* _Problem description_: Copy out every line containing the word "matplotlib".
····················
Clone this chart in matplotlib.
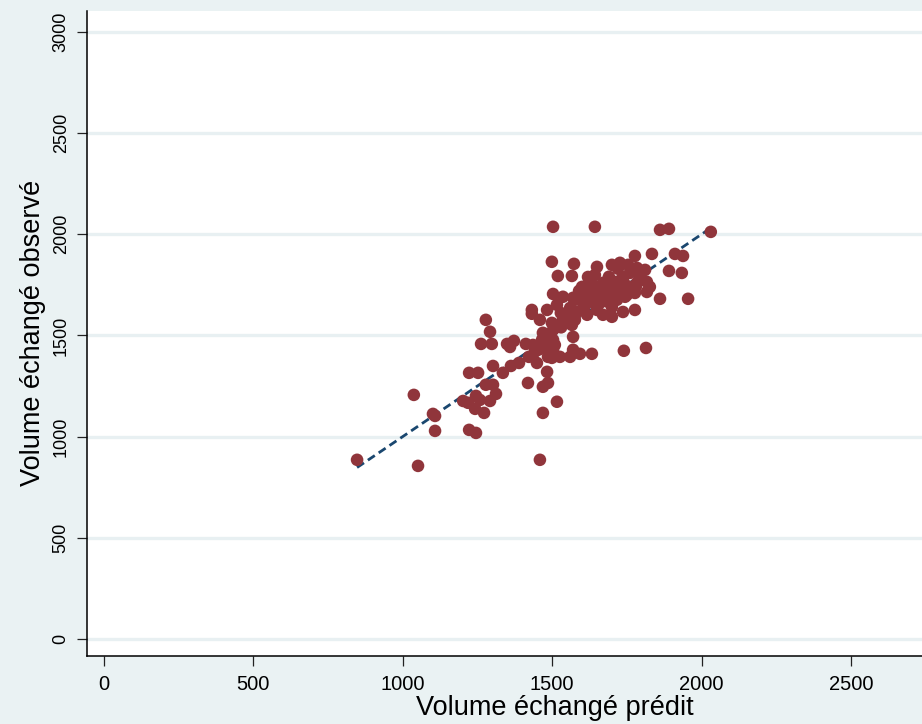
import numpy as np
import matplotlib
matplotlib.use("Agg")
import matplotlib.pyplot as plt

plt.rcParams['font.family'] = ['Liberation Sans', 'DejaVu Sans']

predit = [847, 1051, 1037, 1108, 1101, 1108, 1222, 1252, 1222, 1245,
          1202, 1218, 1245, 1242, 1272, 1292, 1258, 1278, 1302, 1312,
          1302, 1335, 1278, 1292, 1262, 1298, 1349, 1359, 1372, 1362,
          1389, 1419, 1412, 1436, 1422, 1449, 1432, 1432, 1459, 1459,
          1483, 1469, 1486, 1516, 1469, 1442, 1469, 1499, 1526, 1560,
          1570, 1570, 1593, 1633, 1740, 1814, 1466, 1483, 1503, 1509,
          1469, 1503, 1499, 1533, 1553, 1576, 1483, 1516, 1560, 1503,
          1536, 1570, 1503, 1643, 1861, 1891, 2031, 1499, 1573, 1519,
          1566, 1777, 1834, 1911, 1938, 1891, 1934, 1861, 1955, 1650,
          1700, 1727, 1754, 1784, 1811, 1794, 1817, 1827, 1817, 1620,
          1643, 1670, 1687, 1717, 1737, 1760, 1600, 1627, 1650, 1617,
          1650, 1683, 1704, 1727, 1760, 1784, 1576, 1603, 1633, 1660,
          1687, 1717, 1744, 1777, 1583, 1617, 1650, 1670, 1700, 1737,
          1777, 1566, 1486, 1529, 1503, 1593,
          1690, 1660, 1740, 1610, 1560, 1700, 1590, 1630, 1780, 1750,
          1530, 1480, 1455, 1720, 1675]
observe = [885, 855, 1206, 1102, 1112, 1028, 1315, 1315, 1033, 1018,
           1176, 1167, 1201, 1137, 1117, 1176, 1181, 1256, 1256, 1211,
           1349, 1315, 1577, 1518, 1458, 1458, 1458, 1443, 1473, 1349,
           1364, 1265, 1458, 1453, 1394, 1364, 1626, 1607, 1577, 885,
           1320, 1246, 1265, 1172, 1117, 1419, 1438, 1389, 1394, 1394,
           1429, 1493, 1409, 1409, 1424, 1438, 1478, 1463, 1478, 1453,
           1513, 1527, 1562, 1567, 1562, 1577, 1626, 1651, 1636, 1705,
           1691, 1686, 2037, 2037, 2022, 2027, 2012, 1864, 1854, 1794,
           1794, 1893, 1903, 1903, 1893, 1819, 1809, 1681, 1681, 1839,
           1849, 1859, 1849, 1834, 1824, 1789, 1765, 1740, 1715, 1789,
           1799, 1760, 1765, 1765, 1789, 1809, 1740, 1735, 1740, 1700,
           1700, 1710, 1715, 1725, 1740, 1760, 1676, 1661, 1666, 1661,
           1666, 1676, 1691, 1710, 1616, 1602, 1626, 1602, 1592, 1616,
           1626, 1552, 1394, 1611, 1429, 1691,
           1790, 1730, 1760, 1650, 1610, 1640, 1720, 1760, 1740, 1700,
           1540, 1500, 1430, 1830, 1700]

xticks = [0, 500, 1000, 1500, 2000, 2500]
yticks = [0, 500, 1000, 1500, 2000, 2500, 3000]

bg = '#EAF2F3'
fig = plt.figure(figsize=(9.22, 7.24), dpi=100, facecolor=bg)
W, H = 922, 724
ax = fig.add_axes([87 / W, 1 - 656 / H, (1023 - 87) / W, (656 - 11) / H])
ax.set_facecolor('white')

# fitted line (predicted vs predicted) over the range of predictions
xs = np.sort(np.array(predit, dtype=float))
ax.plot(xs, xs, color='#1A476F', lw=2.0, ls=(0, (3.0, 1.7)), zorder=2)
ax.scatter(predit, observe, s=82, color='#90353B', edgecolors='none', zorder=3)

ax.set_xlim(-57, 3076)
ax.set_ylim(-85, 3104)
ax.set_xticks(xticks)
ax.set_yticks(yticks)
ax.yaxis.grid(True, color='#E8F0F2', lw=2.4, zorder=0)
ax.set_axisbelow(True)

for s in ['top', 'right']:
    ax.spines[s].set_visible(False)
for s in ['left', 'bottom']:
    ax.spines[s].set_linewidth(1.1)
    ax.spines[s].set_color('black')

ax.tick_params(axis='x', direction='out', length=7.5, width=0.9, color='#222222',
               labelsize=14.5, pad=6)
ax.tick_params(axis='y', direction='out', length=7.5, width=0.9, color='#222222',
               labelsize=13, pad=5, labelrotation=90)
for lab in ax.get_yticklabels():
    lab.set_va('center')

fig.text(555 / W, 1 - 708 / H, 'Volume échangé prédit', fontsize=19.5,
         ha='center', va='center')
fig.text(33 / W, 1 - 333 / H, 'Volume échangé observé', fontsize=19.5,
         ha='center', va='center', rotation=90)

fig.savefig('out.png', dpi=100, facecolor=bg)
····················
* _Full answer_:
Clone this chart in matplotlib.
import matplotlib
matplotlib.use("Agg")
import matplotlib.pyplot as plt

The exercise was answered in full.